Is there anything you wish you had done differently in your career?
I am really happy with where I am today in my career. However, many of the lessons I like to share were really only apparent in hindsight.
If you apply to something you're already totally qualified for, what do you have to learn? I made this mistake a bit with my second job. Thankfully I moved to a company that recognized my individual contributions and potential, and allowed me to grow and shift accordingly, when it was clear I could add more than what I'd signed on for.
A corollary to the previous lesson, which you will find in insurance and private industry weather careers in general: the path upward might not always be super clear, and sometimes you may have to pave that path yourself. Your job title progression will eventually change from Analyst I, II, III if you want to keep moving up. Insurance especially is a career group where industry knowledge is an important pre-requisite to many roles.

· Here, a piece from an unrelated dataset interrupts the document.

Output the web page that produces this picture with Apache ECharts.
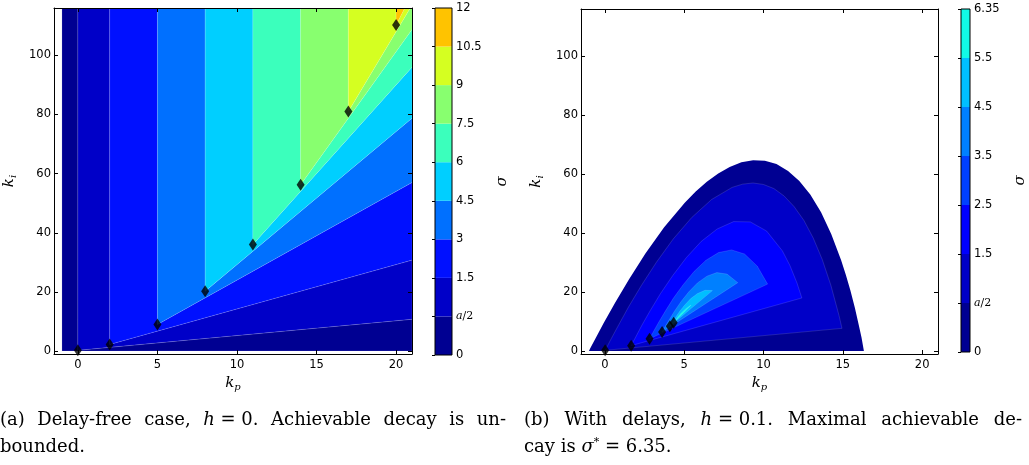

Catastrophe modeling can be a gateway to positions in underwriting, capital management, IT, product management, claims, and many other parts of the company.
What are some “must haves’’ on a resume if a person wants to gain employment in your field?
My top three skills to make it in (re)insurance/cat modeling: problem-solving skills, communication, and intellectual curiosity.
(Re)insurance of all fields, has fewer "must haves" than others, I think. The three skills that are most important to me as a hiring manager can't be listed as line items, they have to be demonstrated through a mix of experiences and to some extent, personality!
For other things, some quantitative background is very preferred, as is some amount of programming. For entry level roles, the language matters less than the ability to learn something else. Most weather folks will already have this, although learning how to present your experiences thus far for a non science (business) audience is part of the gap to mind.